Q-How long was the shoot?
It was a week of shooting five days, ten hours a day. And then maybe an hour lunch break, and eleven and a half months editing.
Q-What was the thought behind the fractured, overlapping, shots in the movie?
Fractured personality needing a fractured visual style with overlapping voices. I wanted to give a sense of what he refers to early in the movie, “chaos of the brain”, visually and orally.
Q- Was there any time in the making of the film that you had a particular recollection about something and you thought “Oh maybe he’s right. Maybe I should have seen it that way?”
No, because basically I didn’t care if he was contradicting himself, or it was different from a previous version. The idea was “What is he going to say now that is going to be of interest?” and including him contradicting himself like he did in Black and White. Anytime I’m getting him to say anything, I’m adding it to the pool, and then I’ll worry in the editing room what has to go. Basically the editing room decisions were made primarily on what was working rhythmically and structurally.
Q-What do you think is going to be the most shocking revelation about Mike’s human side?
I think the most shocking thing is how consumed by fear he is all the time. How fear was a debilitating and ongoing reality, and everything successful in his life was in response to that. He never got over being bullied and pushed around as a kid and everything grew from that.
Q-How do you think the success of the movie will change him?
I don’t think it has changed him yet. I think it will change him in the sense that it’s going to have an impact, that is. Well, I hate to be cocky about it, I think it’s impossible that it won’t have an impact given the impact that it’s going to have culturally. I think he’s aware he’s been ostracized and down and out and humiliated, and now all of a sudden he’s doing something or been seen as doing something that’s resurrecting him in a way. And portraying him as someone who also had triumphs, and who was also a fundamentally decent and smart and articulate person. So I can’t imagine he’s going to say “Well, that’s nice, what do I do with it?”, as opposed to feeling that it is enhancing him in some way and making life easier in some way. I know he’ll say, “I don’t care what people think about me,” but you know, that’s a defense more than anything else.
Q- Did prison bring out another side to him?
He became an omnivorous reader. Actually Cus (D’Amato, his longtime trainer and guardian/mentor) had him read, but he became a serious reader in prison. I sent him books, Pete Hamill visited him and gave him books, John Kennedy Jr. gave him books when he visited him, Maya Angelou gave him books, so he was ready.
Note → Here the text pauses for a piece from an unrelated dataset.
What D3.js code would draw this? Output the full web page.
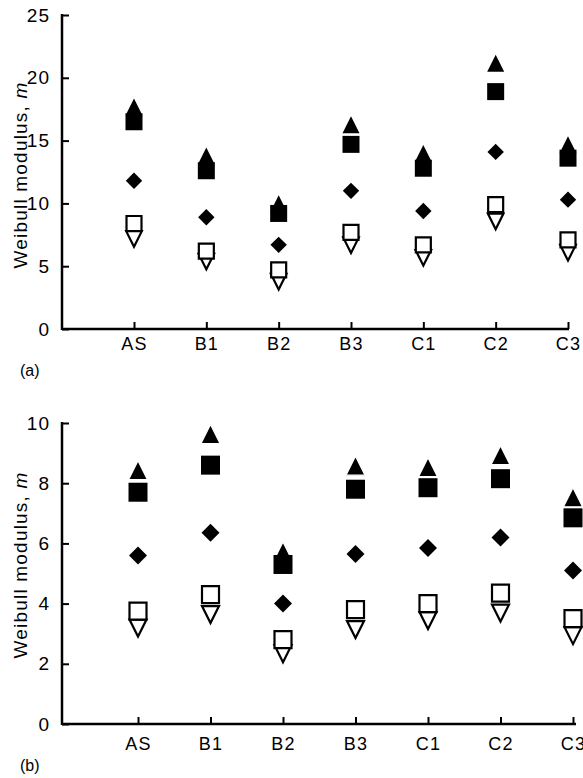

Nietzsche, Machiavelli, he did a lot of reading.
Q-Did Tyson think he could have been anything else?
Not successfully, not the way he is here. He could have had some success in other areas, but not even sports. He didn’t play any other sports. Boxing was his only sport. It’s like a prodigy with a musical instrument.
Q-Does he still train?
No and he doesn’t want to, he doesn’t want to get his head into it.
Q-What do you think he would have done if he didn’t box?
He’d probably be dead or in jail.
Q- Who do you think is going to see this movie?
My guess is that word of mouth will bring in all sorts of people that wouldn’t normally come, but you know who knows? Look at the movie that everyone went to see—It was 17 Again. So who knows? It would be silly for me to say well everybody loves the movie, so everyone is going to go. The point is that movie-going now is all over the place and the real audience for movies and the big audience says, “Oh my God, I’m going to see Zac Efron! If you ask my nine-year-old son, would he like to see Stepbrothers or any of my movies. he’s going to pick Stepbrothers.
Tyson opens nationwide in theaters today.